Crucially, the platform plans to allow the use of USD-pegged stablecoins for funding accounts and settling trades. Behind the scenes, it would marry the NYSE’s Pillar matching engine with private, permissioned blockchain networks to handle post-trade processes.
“For more than two centuries, the NYSE has transformed the way markets operate,” Lynn Martin, President, NYSE Group, stated in the press release. “We are leading the industry toward fully on-chain solutions, grounded in the unmatched protections and high regulatory standards that position us to marry trust with state-of-the-art technology. Harnessing our expertise to reinvent market infrastructure is how we’ll meet and shape the demands of a digital future.”
“Since its founding, ICE has propelled markets from analog to digital,” said Michael Blaugrund, Vice President of Strategic Initiatives, ICE. “Supporting tokenized securities is a pivotal step in ICE’s strategy to operate on-chain market infrastructure for trading, settlement, custody, and capital formation in the new era of global finance.”
NYSE Joins Global Race to Tokenize Assets
The NYSE is not the only contender that lately entered into a global competition. Its major competitor, Nasdaq, fired a major shot in September 2025. Nasdaq filed a formal rule change with the Securities and Exchange Commission (SEC) to allow trading of tokenized equities and ETFs directly on its main exchange. By doing so, Nasdaq plans to integrate these digital assets into its existing order books rather than developing another platform.
This boom is not limited to the U.S., as Europe is also integrating this blockchain-based innovation. Deutsche Börse Group, through its post-trade service provider Clearstream, launched a blockchain-based platform called D7 DLT in November 2025.

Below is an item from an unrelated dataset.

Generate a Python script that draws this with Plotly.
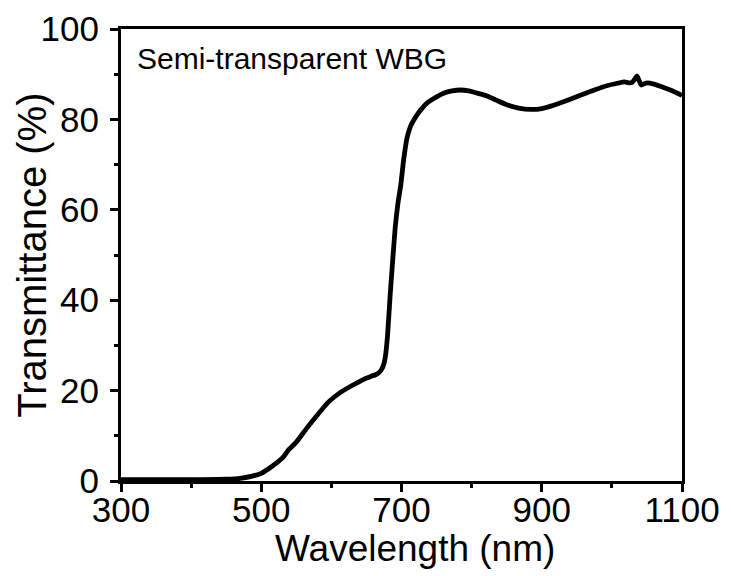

This platform will be built on Google Cloud, and it is designed for issuing tokenized bonds and other products. There is another mature project in Switzerland, where the SIX Group operates the SIX Digital Exchange. SDX is already a fully regulated market for tokenized bonds and shares.
The “Tokenize Everything” Boom and Impact on the Crypto Market
The adoption by traditional exchange is part of the latest trend of tokenization, which is also called “tokenization of everything.” The concept involves representing ownership of real-world assets as digital tokens on a blockchain, such as treasury bonds, real estate, or corporate debt.
According to Samir Kerbage, CIO at Hashdex, the total value of these tokenized real-world assets is growing, with some estimates pointing toward a $400 billion market by the end of 2026.
NYSE is rapidly advancing its integration with digital asset innovation. First, by using stablecoins for settlements, the platform would inject enormous and genuine institutional liquidity into USD-based digital currencies. This will boost their utility as well as adoption.
Apart from this, this integration is also seen as a major validation of blockchain’s main technology. If the world’s largest stock exchanges use it, the underlying promise of crypto is legitimized.
Most importantly, it could create a bridge between traditional finance and the crypto ecosystem. This bridge would accelerate the growth of tokenized real-world assets, bringing new forms of collateral and investment products on-chain. The inflow of this institutional capital and trust could be the single largest catalyst for the next phase of the crypto market rise.
Tokenization Faces Regulatory Hurdles
Amid the boom in tokenization, this blockchain-based innovation might face regulatory challenges and criticism. The World Federation of Exchanges, a global industry group for exchanges and clearinghouses, has been a popular critic.
In letters to regulators, including the SEC and the European Securities and Markets Authority, in August and November 2025, the WFE argued that tokenized stocks traded on crypto platforms are often mimics that may not grant investors the same legal rights and protections.
Nandini Sukumar, CEO of the WFE, stated in the letter, “The WFE supports innovation, particularly when done based on exchange-traded products. However, these mimicked products do not meet the high standards which investors are used to. What we are seeing is a blatant attempt to circumvent regulation, with some firms seeking “no action” relief from regulators or deliberately operating through legal grey areas.
“Most concerning is the risk to retail investors, who may be misled into believing they hold the same rights and protections as traditional shareholders. In many cases, they do not. Investor protection must remain paramount, and regulation must evolve to ensure that new technologies are not used as a mask for risk and opacity,” she said.
Conclusion
The NYSE is clearly sending signals to the financial world that it is planning to adopt new financial innovations and connect the worlds of traditional finance and cryptocurrency. This also shows that Wall Street’s main players are building new infrastructure designed for a digital asset future.
For the cryptocurrency market, this could provide much-needed legitimacy and open doors for liquidity from the mainstream market.